WHAT TO WORK ON: Drop the pictures, then extract the listing word for word.

****

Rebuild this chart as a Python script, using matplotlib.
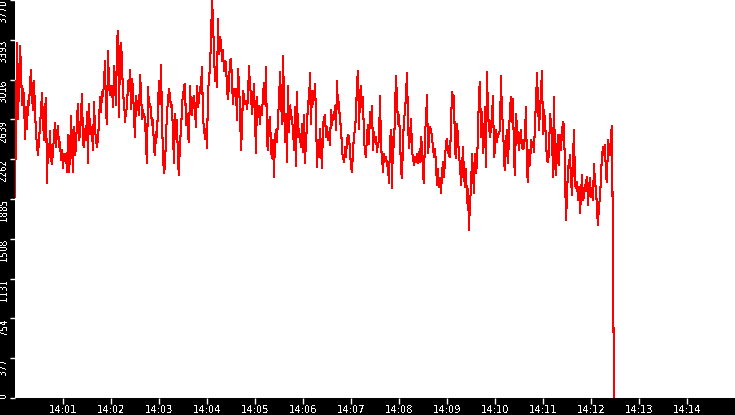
import numpy as np
import pandas as pd
import matplotlib
matplotlib.use("Agg")
import matplotlib.pyplot as plt

plt.rcParams["text.antialiased"] = False

# ---- data (roughly one sample per pixel) ----
seg_a = [1907,2645,3361,2645,3006,3336,3132,2771,2928,2849,
         2457,2755,2551,2818,2771,2975,3110,2865,2724,3006,
         2724,2504,2394,2300,2441,2583,2724,2890,2630,2441,
         2740,2843,2039,2410,2284,2526,2269,2212,2347,2473,
         2608,2378,2520,2573,2378,2426,2253,2347,2174,2316,
         2253,2316,2143,2488,2143,2284,2667,2410,2143,2567,
         2300,2378,2645,2787,2441,2488,2677,2881,2410,2378,
         2551,2441,2714,2221,2787,2504,2567,2520,2353,2802,
         2551,2441,2378,2457,2614,2849,2708,2897,2865,2975,
         3195,2708,2598,3289,2959,2865,2959,2944,2755,3148,
         2975,2771,3389,3477,2661,3305,3367,3195,2849,2834,
         2614,2724,2740,3006,2912,3107,2740,3022,2928,2661,
         2473,2865,2724,2818,2677,3060,2912]
seg_b = [2645,2724,2661,2661,2394,2221,2944,2755,2787,2724,
         2583,2630,2347,2300,2520,2473,2771,3006,2787,3154,
         2645,2284,2134,2206,2473,2708,2818,2928,2849,2755,
         2771,2488,2221,2692,2457,2630,2221,2112,2473,2488,
         2802,2849,2959,2975,2583,2692,2473,2426,2959,2755,
         2677,2818,2865,2724,2567,2959,2755,2834,2944,2959,
         3132,2645,2551,2457,2551,2363,2912,3006,3148,3393,
         3760,3587,3258,3006,3085,2944,3587,3258,3415,3383,
         3195,3295,3101,3195,3179,2928,2834,2975,3201,3211,
         3006,2787,2928,2881,2928,2630,3116,2975,2724,2347,
         2551,2912,2849,2787,2818,2740,2849,3148,2944,2881,
         2692,2818,2975,2655,2322,2849,2661,2771,2598]
seg_c = [2755,2677,2881,2981,2787,3138,2416,2347,2614,2661,
         2353,2269,2441,2096,2473,2535,2426,2661,2802,3091,
         2849,2598,3242,2824,2426,2692,2237,2959,2520,2771,
         2692,2630,2551,2347,2761,2199,2903,2473,2551,2457,
         2378,2598,2331,2683,2228,2457,2567,2818,2787,3075,
         2598,2912,2787,2849,2975,2692,2190,2441,2284,2551,
         2363,2174,2583,2645,2677,2473,2567,2441,2520,2394,
         2724,2583,2677,2645,2771,2542,3006,2740,2802,2598,
         2592,2331,2284,2237,2378,2284,2441,2488,2473,2331,
         2196,2143,2347,2488,2535,2699,2975,3101,2551,2874,
         2959,2755,2849,2441,2347,2278,2504,2583,2410,2708,
         2661,2771,2347,2520,2426,2473,2331,2410,2426]
seg_d = [2865,2378,2284,2143,2316,2253,2284,2206,2190,2039,
         2426,2535,1992,2473,2378,2714,3054,2818,2598,2677,
         2473,2159,2080,2426,2645,2708,2881,3075,2630,2363,
         2473,2645,2347,2269,2206,2284,2237,2316,2221,2331,
         2237,2473,2378,2112,2033,2535,2614,2875,2316,2441,
         2567,2535,2473,2363,2284,2363,2206,2017,2174,2002,
         2080,1939,2127,2237,2096,2253,2426,2457,2331,2300,
         2284,2583,2897,2849,2865,2353,2269,2598,2473,2284,
         2221,2017,2174,2378,2096,2002,2174,1845,1976,1593,
         1876,1954,2316,2127,1945,2316,2127,2221,2520,2897,
         2991,2473,2708,2316,2426,2755,2190,3085,2692,2583,
         2473,2567,2677,2865,2284,2347,2535,2426,2504]
seg_e = [2504,2551,3054,2645,2630,2237,2159,2426,2535,2221,
         2504,2740,2849,2614,2834,2269,2112,2692,2567,2473,
         2347,2488,2535,2363,2441,2363,2520,2755,2127,2049,
         2347,2206,2441,2378,2426,2331,2614,2802,3075,2818,
         2535,2740,2897,3101,2504,2724,2630,2426,2253,2237,
         2331,2692,2598,2520,2096,2849,2221,2112,2331,2488,
         2206,2488,2347,2535,2614,2583,2143,1688,1907,2190,
         2206,2300,2064,1923,2284,2535,2033,1986,2049,1876,
         2002,1750,1939,2112,1876,1907,2002,2049,2096,1829,
         2002,2080,1907,1939,1876,2221,2017,2002,1766,1641,
         1845,1876,2127,2284,2378,2300,2394,2096,2049,2441,
         2378,2300,2495,2580,1282,0]

values = seg_a + seg_b + seg_c + seg_d + seg_e
start_time = "2024-01-01 14:00:00"
end_time = "2024-01-01 14:15:00"
sample_step = "1250ms"

y_ticks = [0, 377, 754, 1131, 1508, 1885, 2262, 2639, 3016, 3393, 3770]
x_tick_labels = ["14:01", "14:02", "14:03", "14:04", "14:05", "14:06", "14:07",
                 "14:08", "14:09", "14:10", "14:11", "14:12", "14:13", "14:14"]

times = pd.date_range(start_time, periods=len(values), freq=sample_step)
x_ticks = [pd.Timestamp("2024-01-01 " + t) for t in x_tick_labels]

# ---- figure ----
W, H = 735, 415
fig = plt.figure(figsize=(W / 100, H / 100), dpi=100, facecolor="black")
ax = fig.add_axes([15 / W, 17 / H, 720 / W, 398 / H])
ax.set_facecolor("white")

ax.plot(times, values, color="#ff0000", lw=0.75, antialiased=False)

ax.set_xlim(pd.Timestamp(start_time), pd.Timestamp(end_time))
ax.set_ylim(0, 3770)

ax.set_xticks(x_ticks)
ax.set_xticklabels(x_tick_labels)
ax.set_yticks(y_ticks)
ax.set_yticklabels([str(v) for v in y_ticks])

for s in ax.spines.values():
    s.set_visible(False)

ax.tick_params(axis="x", colors="white", length=4, width=1, direction="out",
               labelsize=7.2, pad=1)
ax.tick_params(axis="y", colors="white", length=3.5, width=1, direction="out",
               labelsize=7, pad=1, labelrotation=90)

for lbl in ax.get_yticklabels():
    lbl.set_fontstretch("condensed")
    if lbl.get_text() == "0":
        lbl.set_va("bottom")
    else:
        lbl.set_va("top")

fig.savefig("out.png", dpi=100, facecolor="black")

****

RESULT:
Rebuild this chart as a Python script, using matplotlib.
import numpy as np
import pandas as pd
import matplotlib
matplotlib.use("Agg")
import matplotlib.pyplot as plt

plt.rcParams["text.antialiased"] = False

# ---- data (roughly one sample per pixel) ----
seg_a = [1907,2645,3361,2645,3006,3336,3132,2771,2928,2849,
         2457,2755,2551,2818,2771,2975,3110,2865,2724,3006,
         2724,2504,2394,2300,2441,2583,2724,2890,2630,2441,
         2740,2843,2039,2410,2284,2526,2269,2212,2347,2473,
         2608,2378,2520,2573,2378,2426,2253,2347,2174,2316,
         2253,2316,2143,2488,2143,2284,2667,2410,2143,2567,
         2300,2378,2645,2787,2441,2488,2677,2881,2410,2378,
         2551,2441,2714,2221,2787,2504,2567,2520,2353,2802,
         2551,2441,2378,2457,2614,2849,2708,2897,2865,2975,
         3195,2708,2598,3289,2959,2865,2959,2944,2755,3148,
         2975,2771,3389,3477,2661,3305,3367,3195,2849,2834,
         2614,2724,2740,3006,2912,3107,2740,3022,2928,2661,
         2473,2865,2724,2818,2677,3060,2912]
seg_b = [2645,2724,2661,2661,2394,2221,2944,2755,2787,2724,
         2583,2630,2347,2300,2520,2473,2771,3006,2787,3154,
         2645,2284,2134,2206,2473,2708,2818,2928,2849,2755,
         2771,2488,2221,2692,2457,2630,2221,2112,2473,2488,
         2802,2849,2959,2975,2583,2692,2473,2426,2959,2755,
         2677,2818,2865,2724,2567,2959,2755,2834,2944,2959,
         3132,2645,2551,2457,2551,2363,2912,3006,3148,3393,
         3760,3587,3258,3006,3085,2944,3587,3258,3415,3383,
         3195,3295,3101,3195,3179,2928,2834,2975,3201,3211,
         3006,2787,2928,2881,2928,2630,3116,2975,2724,2347,
         2551,2912,2849,2787,2818,2740,2849,3148,2944,2881,
         2692,2818,2975,2655,2322,2849,2661,2771,2598]
seg_c = [2755,2677,2881,2981,2787,3138,2416,2347,2614,2661,
         2353,2269,2441,2096,2473,2535,2426,2661,2802,3091,
         2849,2598,3242,2824,2426,2692,2237,2959,2520,2771,
         2692,2630,2551,2347,2761,2199,2903,2473,2551,2457,
         2378,2598,2331,2683,2228,2457,2567,2818,2787,3075,
         2598,2912,2787,2849,2975,2692,2190,2441,2284,2551,
         2363,2174,2583,2645,2677,2473,2567,2441,2520,2394,
         2724,2583,2677,2645,2771,2542,3006,2740,2802,2598,
         2592,2331,2284,2237,2378,2284,2441,2488,2473,2331,
         2196,2143,2347,2488,2535,2699,2975,3101,2551,2874,
         2959,2755,2849,2441,2347,2278,2504,2583,2410,2708,
         2661,2771,2347,2520,2426,2473,2331,2410,2426]
seg_d = [2865,2378,2284,2143,2316,2253,2284,2206,2190,2039,
         2426,2535,1992,2473,2378,2714,3054,2818,2598,2677,
         2473,2159,2080,2426,2645,2708,2881,3075,2630,2363,
         2473,2645,2347,2269,2206,2284,2237,2316,2221,2331,
         2237,2473,2378,2112,2033,2535,2614,2875,2316,2441,
         2567,2535,2473,2363,2284,2363,2206,2017,2174,2002,
         2080,1939,2127,2237,2096,2253,2426,2457,2331,2300,
         2284,2583,2897,2849,2865,2353,2269,2598,2473,2284,
         2221,2017,2174,2378,2096,2002,2174,1845,1976,1593,
         1876,1954,2316,2127,1945,2316,2127,2221,2520,2897,
         2991,2473,2708,2316,2426,2755,2190,3085,2692,2583,
         2473,2567,2677,2865,2284,2347,2535,2426,2504]
seg_e = [2504,2551,3054,2645,2630,2237,2159,2426,2535,2221,
         2504,2740,2849,2614,2834,2269,2112,2692,2567,2473,
         2347,2488,2535,2363,2441,2363,2520,2755,2127,2049,
         2347,2206,2441,2378,2426,2331,2614,2802,3075,2818,
         2535,2740,2897,3101,2504,2724,2630,2426,2253,2237,
         2331,2692,2598,2520,2096,2849,2221,2112,2331,2488,
         2206,2488,2347,2535,2614,2583,2143,1688,1907,2190,
         2206,2300,2064,1923,2284,2535,2033,1986,2049,1876,
         2002,1750,1939,2112,1876,1907,2002,2049,2096,1829,
         2002,2080,1907,1939,1876,2221,2017,2002,1766,1641,
         1845,1876,2127,2284,2378,2300,2394,2096,2049,2441,
         2378,2300,2495,2580,1282,0]

values = seg_a + seg_b + seg_c + seg_d + seg_e
start_time = "2024-01-01 14:00:00"
end_time = "2024-01-01 14:15:00"
sample_step = "1250ms"

y_ticks = [0, 377, 754, 1131, 1508, 1885, 2262, 2639, 3016, 3393, 3770]
x_tick_labels = ["14:01", "14:02", "14:03", "14:04", "14:05", "14:06", "14:07",
                 "14:08", "14:09", "14:10", "14:11", "14:12", "14:13", "14:14"]

times = pd.date_range(start_time, periods=len(values), freq=sample_step)
x_ticks = [pd.Timestamp("2024-01-01 " + t) for t in x_tick_labels]

# ---- figure ----
W, H = 735, 415
fig = plt.figure(figsize=(W / 100, H / 100), dpi=100, facecolor="black")
ax = fig.add_axes([15 / W, 17 / H, 720 / W, 398 / H])
ax.set_facecolor("white")

ax.plot(times, values, color="#ff0000", lw=0.75, antialiased=False)

ax.set_xlim(pd.Timestamp(start_time), pd.Timestamp(end_time))
ax.set_ylim(0, 3770)

ax.set_xticks(x_ticks)
ax.set_xticklabels(x_tick_labels)
ax.set_yticks(y_ticks)
ax.set_yticklabels([str(v) for v in y_ticks])

for s in ax.spines.values():
    s.set_visible(False)

ax.tick_params(axis="x", colors="white", length=4, width=1, direction="out",
               labelsize=7.2, pad=1)
ax.tick_params(axis="y", colors="white", length=3.5, width=1, direction="out",
               labelsize=7, pad=1, labelrotation=90)

for lbl in ax.get_yticklabels():
    lbl.set_fontstretch("condensed")
    if lbl.get_text() == "0":
        lbl.set_va("bottom")
    else:
        lbl.set_va("top")

fig.savefig("out.png", dpi=100, facecolor="black")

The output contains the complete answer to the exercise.